-- start --

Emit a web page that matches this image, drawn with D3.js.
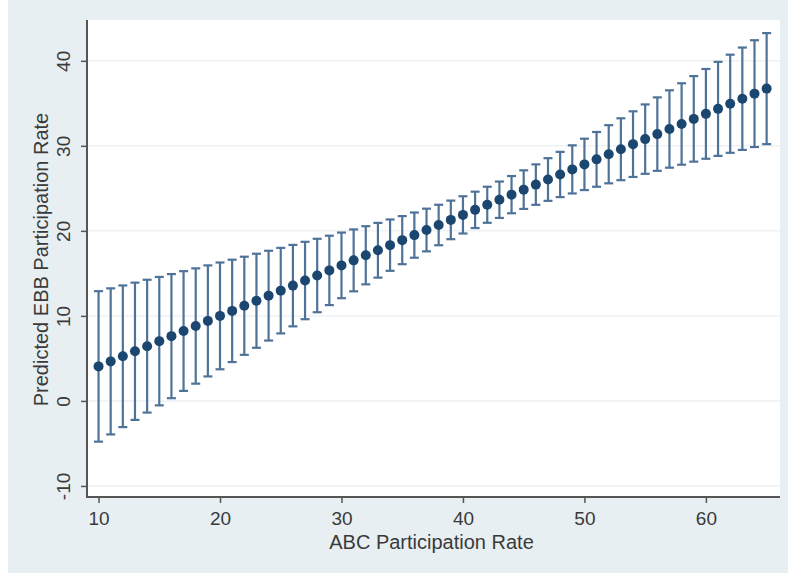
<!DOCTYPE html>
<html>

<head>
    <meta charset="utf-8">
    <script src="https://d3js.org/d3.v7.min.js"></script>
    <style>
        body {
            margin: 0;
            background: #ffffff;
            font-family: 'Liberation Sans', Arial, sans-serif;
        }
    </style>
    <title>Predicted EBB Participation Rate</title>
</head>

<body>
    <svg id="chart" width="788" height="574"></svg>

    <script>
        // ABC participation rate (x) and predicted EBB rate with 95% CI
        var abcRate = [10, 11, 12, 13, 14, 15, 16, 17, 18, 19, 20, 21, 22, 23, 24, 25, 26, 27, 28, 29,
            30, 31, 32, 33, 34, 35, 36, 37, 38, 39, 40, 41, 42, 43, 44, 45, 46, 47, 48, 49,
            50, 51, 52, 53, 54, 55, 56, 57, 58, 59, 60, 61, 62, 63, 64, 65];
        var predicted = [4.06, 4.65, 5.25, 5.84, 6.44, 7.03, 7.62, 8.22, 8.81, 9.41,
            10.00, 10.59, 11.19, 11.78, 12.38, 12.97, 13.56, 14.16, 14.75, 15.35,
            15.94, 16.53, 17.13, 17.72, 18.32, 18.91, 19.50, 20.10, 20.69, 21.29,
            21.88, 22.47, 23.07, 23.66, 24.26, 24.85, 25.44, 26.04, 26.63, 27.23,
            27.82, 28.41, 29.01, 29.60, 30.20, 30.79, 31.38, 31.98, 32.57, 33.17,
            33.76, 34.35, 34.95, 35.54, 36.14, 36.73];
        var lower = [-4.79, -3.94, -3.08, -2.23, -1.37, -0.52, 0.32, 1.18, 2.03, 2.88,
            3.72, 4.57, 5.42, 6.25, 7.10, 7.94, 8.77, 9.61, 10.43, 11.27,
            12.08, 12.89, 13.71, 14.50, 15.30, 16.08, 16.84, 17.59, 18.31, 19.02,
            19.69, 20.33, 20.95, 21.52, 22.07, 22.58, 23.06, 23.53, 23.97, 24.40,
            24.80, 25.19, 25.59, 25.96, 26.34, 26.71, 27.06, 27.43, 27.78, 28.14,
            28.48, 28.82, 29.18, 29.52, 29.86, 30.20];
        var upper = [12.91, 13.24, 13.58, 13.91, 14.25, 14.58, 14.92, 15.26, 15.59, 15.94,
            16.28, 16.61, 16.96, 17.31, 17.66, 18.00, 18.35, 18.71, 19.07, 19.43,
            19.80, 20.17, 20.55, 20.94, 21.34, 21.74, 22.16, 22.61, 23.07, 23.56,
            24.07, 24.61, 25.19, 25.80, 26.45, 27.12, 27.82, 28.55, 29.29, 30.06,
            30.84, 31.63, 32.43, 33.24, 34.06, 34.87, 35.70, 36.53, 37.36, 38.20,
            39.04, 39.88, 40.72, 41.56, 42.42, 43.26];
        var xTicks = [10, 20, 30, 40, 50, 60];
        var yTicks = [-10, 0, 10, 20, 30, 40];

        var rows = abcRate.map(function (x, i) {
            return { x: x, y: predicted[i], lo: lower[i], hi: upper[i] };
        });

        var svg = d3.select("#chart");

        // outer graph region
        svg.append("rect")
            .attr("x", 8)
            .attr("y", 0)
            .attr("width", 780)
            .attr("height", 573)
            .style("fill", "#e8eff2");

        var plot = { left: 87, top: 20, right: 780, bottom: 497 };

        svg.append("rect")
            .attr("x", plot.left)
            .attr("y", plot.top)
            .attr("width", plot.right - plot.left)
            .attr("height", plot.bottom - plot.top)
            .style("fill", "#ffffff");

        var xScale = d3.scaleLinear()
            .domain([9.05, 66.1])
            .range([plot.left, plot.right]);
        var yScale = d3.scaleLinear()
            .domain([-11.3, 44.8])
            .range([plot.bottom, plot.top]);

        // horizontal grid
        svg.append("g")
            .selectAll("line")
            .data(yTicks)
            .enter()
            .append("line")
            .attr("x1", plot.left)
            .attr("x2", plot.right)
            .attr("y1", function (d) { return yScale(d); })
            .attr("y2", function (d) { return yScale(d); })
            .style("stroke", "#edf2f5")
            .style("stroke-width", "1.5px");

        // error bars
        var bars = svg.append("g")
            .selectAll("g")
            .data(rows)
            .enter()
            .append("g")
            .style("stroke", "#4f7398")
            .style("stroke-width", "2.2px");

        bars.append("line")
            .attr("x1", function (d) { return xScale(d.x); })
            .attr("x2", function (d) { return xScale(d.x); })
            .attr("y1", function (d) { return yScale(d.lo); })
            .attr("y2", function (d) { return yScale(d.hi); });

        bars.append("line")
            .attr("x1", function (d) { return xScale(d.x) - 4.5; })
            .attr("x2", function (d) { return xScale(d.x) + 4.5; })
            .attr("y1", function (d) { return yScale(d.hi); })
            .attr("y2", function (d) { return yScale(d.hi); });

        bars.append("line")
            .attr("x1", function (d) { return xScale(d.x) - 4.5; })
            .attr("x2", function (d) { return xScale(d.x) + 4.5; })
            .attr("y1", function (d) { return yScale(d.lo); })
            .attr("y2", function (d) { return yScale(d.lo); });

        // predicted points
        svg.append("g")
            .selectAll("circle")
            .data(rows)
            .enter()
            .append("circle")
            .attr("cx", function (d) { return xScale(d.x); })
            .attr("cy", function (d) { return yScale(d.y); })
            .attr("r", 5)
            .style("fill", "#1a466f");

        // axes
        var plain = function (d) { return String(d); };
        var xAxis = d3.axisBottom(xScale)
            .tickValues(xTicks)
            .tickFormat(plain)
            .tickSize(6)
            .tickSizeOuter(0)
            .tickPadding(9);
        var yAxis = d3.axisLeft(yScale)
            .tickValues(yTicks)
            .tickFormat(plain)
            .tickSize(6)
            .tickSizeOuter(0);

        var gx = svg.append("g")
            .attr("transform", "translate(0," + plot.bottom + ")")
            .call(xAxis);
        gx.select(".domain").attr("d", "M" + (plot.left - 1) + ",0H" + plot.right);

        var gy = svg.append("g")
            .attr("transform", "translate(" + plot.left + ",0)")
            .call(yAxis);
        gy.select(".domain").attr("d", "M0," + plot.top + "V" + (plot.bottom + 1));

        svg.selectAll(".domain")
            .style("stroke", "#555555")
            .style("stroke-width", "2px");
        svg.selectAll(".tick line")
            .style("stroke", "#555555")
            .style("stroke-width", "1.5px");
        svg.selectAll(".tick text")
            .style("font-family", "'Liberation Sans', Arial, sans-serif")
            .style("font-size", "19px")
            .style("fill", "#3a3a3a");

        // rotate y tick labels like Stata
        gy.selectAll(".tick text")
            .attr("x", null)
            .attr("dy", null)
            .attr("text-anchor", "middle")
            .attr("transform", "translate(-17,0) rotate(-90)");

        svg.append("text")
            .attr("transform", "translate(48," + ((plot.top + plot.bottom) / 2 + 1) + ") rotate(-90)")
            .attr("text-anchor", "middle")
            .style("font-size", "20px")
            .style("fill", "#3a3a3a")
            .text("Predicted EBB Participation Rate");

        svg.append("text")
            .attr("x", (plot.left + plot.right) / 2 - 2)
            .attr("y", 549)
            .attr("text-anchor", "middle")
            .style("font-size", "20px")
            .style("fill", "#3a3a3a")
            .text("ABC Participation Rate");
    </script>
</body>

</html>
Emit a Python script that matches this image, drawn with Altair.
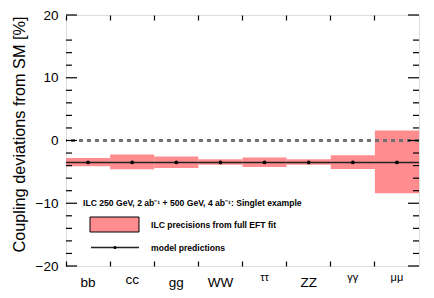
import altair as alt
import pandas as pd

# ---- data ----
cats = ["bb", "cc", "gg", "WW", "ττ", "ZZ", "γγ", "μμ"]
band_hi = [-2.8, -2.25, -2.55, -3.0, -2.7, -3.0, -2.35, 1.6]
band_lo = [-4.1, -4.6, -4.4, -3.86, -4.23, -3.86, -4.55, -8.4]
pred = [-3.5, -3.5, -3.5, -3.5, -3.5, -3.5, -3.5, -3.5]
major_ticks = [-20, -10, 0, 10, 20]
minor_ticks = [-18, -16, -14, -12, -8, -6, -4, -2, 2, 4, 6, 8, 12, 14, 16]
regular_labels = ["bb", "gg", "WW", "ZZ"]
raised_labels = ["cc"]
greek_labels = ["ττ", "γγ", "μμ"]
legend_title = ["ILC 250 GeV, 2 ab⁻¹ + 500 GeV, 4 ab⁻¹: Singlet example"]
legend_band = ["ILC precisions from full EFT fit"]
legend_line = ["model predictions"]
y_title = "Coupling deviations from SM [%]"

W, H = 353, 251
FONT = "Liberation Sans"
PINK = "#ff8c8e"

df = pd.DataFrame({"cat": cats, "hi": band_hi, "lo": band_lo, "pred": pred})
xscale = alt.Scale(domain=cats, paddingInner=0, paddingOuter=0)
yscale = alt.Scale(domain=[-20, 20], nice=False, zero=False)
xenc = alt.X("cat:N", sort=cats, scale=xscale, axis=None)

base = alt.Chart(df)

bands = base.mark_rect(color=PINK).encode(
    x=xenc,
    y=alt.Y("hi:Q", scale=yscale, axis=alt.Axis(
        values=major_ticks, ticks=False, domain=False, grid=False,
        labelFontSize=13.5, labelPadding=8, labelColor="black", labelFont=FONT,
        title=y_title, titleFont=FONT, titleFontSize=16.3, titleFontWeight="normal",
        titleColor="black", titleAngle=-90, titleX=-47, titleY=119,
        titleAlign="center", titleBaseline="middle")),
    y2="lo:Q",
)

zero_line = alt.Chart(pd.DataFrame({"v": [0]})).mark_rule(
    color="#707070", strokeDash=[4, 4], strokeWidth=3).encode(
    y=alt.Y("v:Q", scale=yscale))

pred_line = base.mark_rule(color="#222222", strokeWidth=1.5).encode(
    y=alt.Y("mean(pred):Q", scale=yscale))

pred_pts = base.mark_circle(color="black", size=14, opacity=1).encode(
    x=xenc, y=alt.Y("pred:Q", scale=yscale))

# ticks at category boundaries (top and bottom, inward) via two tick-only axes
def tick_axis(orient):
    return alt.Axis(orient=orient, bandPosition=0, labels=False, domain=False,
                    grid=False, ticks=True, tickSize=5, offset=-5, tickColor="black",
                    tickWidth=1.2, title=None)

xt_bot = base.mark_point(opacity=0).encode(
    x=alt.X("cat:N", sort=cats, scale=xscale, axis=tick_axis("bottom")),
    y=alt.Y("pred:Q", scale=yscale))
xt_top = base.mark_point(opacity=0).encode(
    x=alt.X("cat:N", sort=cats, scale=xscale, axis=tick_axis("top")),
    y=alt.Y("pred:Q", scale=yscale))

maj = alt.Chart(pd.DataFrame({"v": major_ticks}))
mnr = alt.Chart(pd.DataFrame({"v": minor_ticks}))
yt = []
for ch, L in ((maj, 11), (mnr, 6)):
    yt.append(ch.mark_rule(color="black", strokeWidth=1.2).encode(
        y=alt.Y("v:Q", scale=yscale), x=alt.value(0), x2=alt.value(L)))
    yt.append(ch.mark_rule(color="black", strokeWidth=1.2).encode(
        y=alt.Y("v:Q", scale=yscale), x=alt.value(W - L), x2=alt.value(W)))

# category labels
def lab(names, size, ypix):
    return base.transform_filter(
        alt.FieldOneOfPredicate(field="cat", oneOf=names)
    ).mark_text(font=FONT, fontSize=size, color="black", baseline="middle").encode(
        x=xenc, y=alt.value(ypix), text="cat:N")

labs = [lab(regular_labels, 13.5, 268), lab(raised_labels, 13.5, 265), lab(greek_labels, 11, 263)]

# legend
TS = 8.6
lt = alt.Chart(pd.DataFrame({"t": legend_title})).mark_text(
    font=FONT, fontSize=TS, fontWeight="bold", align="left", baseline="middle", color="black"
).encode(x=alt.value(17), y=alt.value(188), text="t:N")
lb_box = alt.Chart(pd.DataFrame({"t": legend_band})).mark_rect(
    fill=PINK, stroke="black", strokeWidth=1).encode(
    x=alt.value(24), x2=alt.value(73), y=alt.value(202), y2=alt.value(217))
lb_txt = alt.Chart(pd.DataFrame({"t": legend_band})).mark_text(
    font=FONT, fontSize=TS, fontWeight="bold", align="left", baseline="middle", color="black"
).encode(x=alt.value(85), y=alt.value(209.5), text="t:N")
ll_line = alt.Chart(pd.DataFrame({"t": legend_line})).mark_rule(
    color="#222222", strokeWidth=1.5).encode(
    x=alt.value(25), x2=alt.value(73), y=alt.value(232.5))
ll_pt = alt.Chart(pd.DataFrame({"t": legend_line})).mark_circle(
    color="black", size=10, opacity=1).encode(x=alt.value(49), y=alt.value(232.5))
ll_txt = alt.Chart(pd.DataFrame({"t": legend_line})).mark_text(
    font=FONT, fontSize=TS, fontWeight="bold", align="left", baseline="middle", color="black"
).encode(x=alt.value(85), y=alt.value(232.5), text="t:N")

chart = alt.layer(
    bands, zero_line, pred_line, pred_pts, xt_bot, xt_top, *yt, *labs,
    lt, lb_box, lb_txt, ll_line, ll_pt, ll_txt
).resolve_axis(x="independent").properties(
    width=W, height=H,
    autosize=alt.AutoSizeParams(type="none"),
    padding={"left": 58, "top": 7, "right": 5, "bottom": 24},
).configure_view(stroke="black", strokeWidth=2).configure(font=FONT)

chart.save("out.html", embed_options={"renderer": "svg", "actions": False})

-- end --

→ **Given exercise**
All lines above starting at the one with "Emit a Python" and ending at the one with "import pandas as pd", inclusive, are to be printed again exactly, with the pictures left out.

→ **Full answer**
Emit a Python script that matches this image, drawn with Altair.
import altair as alt
import pandas as pd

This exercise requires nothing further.